Et dans un cas comme dans les autres – sauf à vouloir vivre sous bulle…- seules des mesures structurelles (maîtrise de la demande énergétique, arrêt de la croissance effrénée du trafic routier…) apporteront une réponse positive et durable au problème. Et Céline n’aura plus alors que des bulletins ensoleillés à nous diffuser!
Ne pleure pas, Céline, il y a longtemps que je le savais, mais je ne l’oublierai plus jamais.
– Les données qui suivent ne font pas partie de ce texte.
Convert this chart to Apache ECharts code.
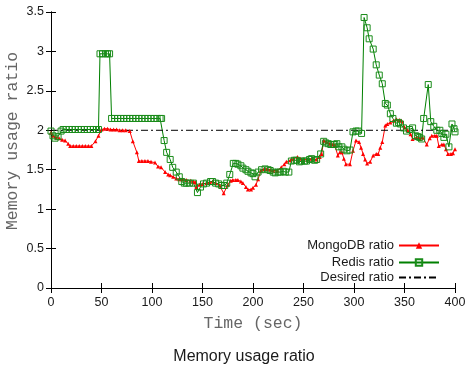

Véronique Bouttin et Pierre Titeux

(1) Cellule Interrégionale pour l’Environnement http://www.irceline.be
(2) Les particules fines sont émises dans l’atmosphère par les processus de combustion: le trafic routier (notamment les véhicules diesel) le chauffage, l’industrie, l’incinération des déchets ou l’usure des freins. On appelle ces poussières les PM10 car leur diamètre mesure moins de dix micromètres (0,01 millimètre). Composées notamment d’oxyde d’azote, d’ozone, d’ammonium, les PM10 sont nocives car elles pénètrent dans le système respiratoire. Elles peuvent atteindre les plus petites ramifications des bronches, passer la barrière sanguine, entrer dans le système lymphatique et entraîner des effets respiratoires et cardiovasculaires explique la pneumologue Margaret Gerbase, chef de clinique aux Hôpitaux universitaires de Genève.